STATED PROBLEM >> In the records below, reproduce exactly the lines from the one containing "Rebuild this chart" through the one containing "auc_300 = [4.45, 2.9, 2.0, 1.75]", both included, and omit the pictures.

DATASET RECORDS >>
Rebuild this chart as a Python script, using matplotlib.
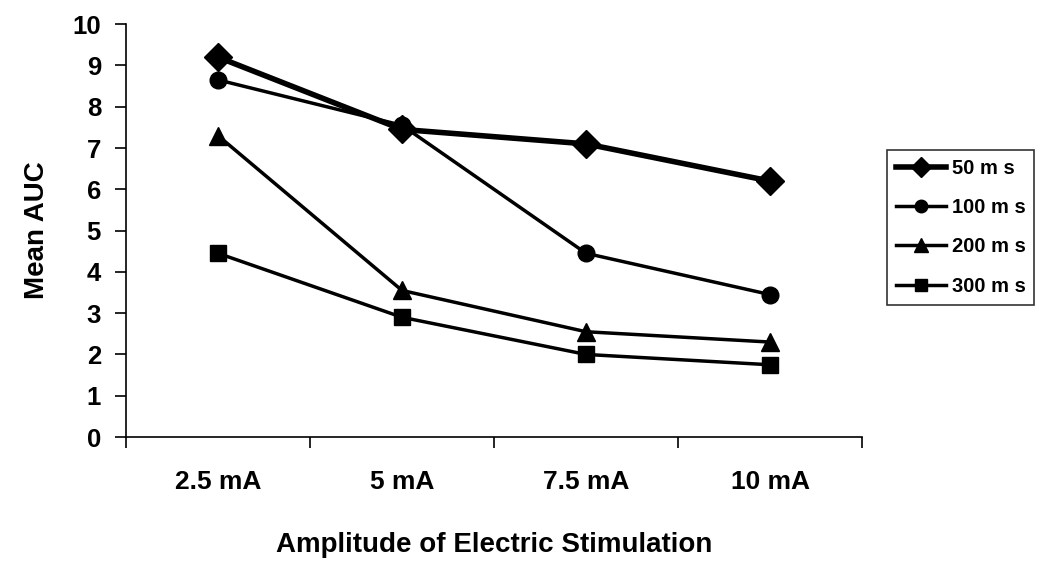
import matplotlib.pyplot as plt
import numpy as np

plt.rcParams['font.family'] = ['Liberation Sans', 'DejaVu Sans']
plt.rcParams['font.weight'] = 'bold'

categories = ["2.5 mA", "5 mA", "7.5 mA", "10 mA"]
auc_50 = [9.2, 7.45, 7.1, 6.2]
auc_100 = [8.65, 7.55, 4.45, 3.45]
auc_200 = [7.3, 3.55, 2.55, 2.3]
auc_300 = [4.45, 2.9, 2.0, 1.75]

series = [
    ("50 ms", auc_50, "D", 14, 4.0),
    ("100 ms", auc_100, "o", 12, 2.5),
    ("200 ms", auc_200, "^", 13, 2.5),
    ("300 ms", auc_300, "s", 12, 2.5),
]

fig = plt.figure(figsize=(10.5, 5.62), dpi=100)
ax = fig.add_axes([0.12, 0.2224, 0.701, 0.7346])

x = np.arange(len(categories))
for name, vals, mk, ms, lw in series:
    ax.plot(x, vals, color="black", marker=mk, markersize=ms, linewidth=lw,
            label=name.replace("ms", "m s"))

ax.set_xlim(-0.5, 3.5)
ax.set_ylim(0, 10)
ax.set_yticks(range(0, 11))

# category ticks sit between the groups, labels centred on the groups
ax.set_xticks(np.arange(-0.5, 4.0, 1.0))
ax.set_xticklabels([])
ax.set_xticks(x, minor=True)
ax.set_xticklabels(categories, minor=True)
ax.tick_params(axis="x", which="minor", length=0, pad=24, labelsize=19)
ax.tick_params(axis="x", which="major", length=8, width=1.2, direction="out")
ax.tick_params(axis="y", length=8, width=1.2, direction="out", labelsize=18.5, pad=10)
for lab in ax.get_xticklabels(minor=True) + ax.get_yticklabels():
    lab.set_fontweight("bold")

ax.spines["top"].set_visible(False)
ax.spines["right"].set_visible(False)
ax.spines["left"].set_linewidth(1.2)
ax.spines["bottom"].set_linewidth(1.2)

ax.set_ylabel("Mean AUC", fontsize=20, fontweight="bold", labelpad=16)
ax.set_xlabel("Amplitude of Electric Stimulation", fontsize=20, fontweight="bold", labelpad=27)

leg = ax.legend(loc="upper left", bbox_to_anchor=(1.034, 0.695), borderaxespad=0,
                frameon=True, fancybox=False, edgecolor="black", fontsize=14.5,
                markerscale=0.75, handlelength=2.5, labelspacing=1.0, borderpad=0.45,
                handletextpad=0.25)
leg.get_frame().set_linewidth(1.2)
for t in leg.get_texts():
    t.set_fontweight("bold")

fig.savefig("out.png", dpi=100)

--

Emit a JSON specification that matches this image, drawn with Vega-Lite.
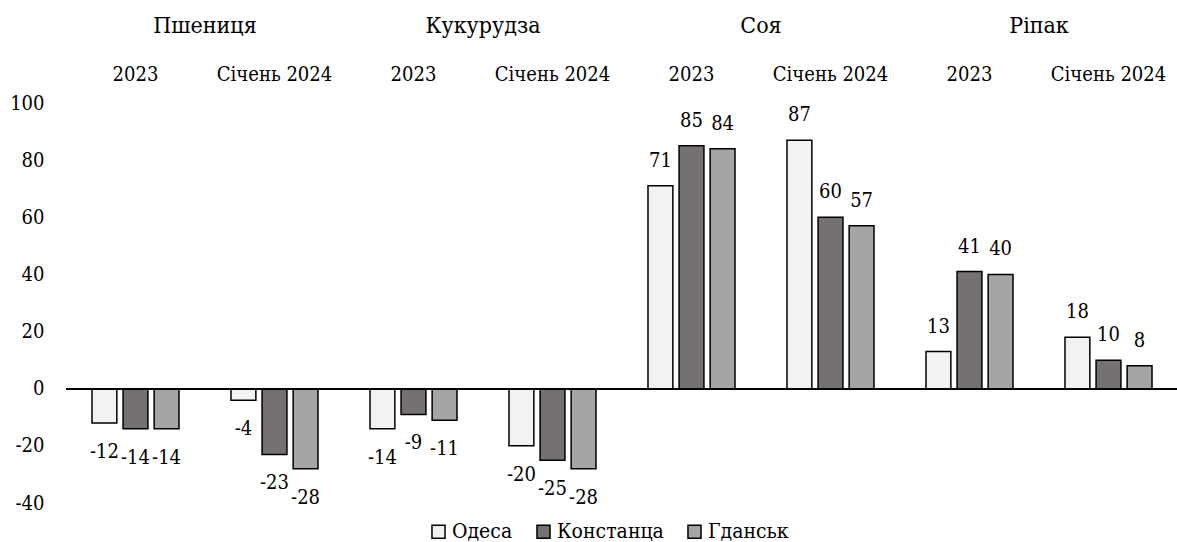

FULL OUTPUT >>
Rebuild this chart as a Python script, using matplotlib.
import matplotlib.pyplot as plt
import numpy as np

plt.rcParams['font.family'] = ['Liberation Sans', 'DejaVu Sans']
plt.rcParams['font.weight'] = 'bold'

categories = ["2.5 mA", "5 mA", "7.5 mA", "10 mA"]
auc_50 = [9.2, 7.45, 7.1, 6.2]
auc_100 = [8.65, 7.55, 4.45, 3.45]
auc_200 = [7.3, 3.55, 2.55, 2.3]
auc_300 = [4.45, 2.9, 2.0, 1.75]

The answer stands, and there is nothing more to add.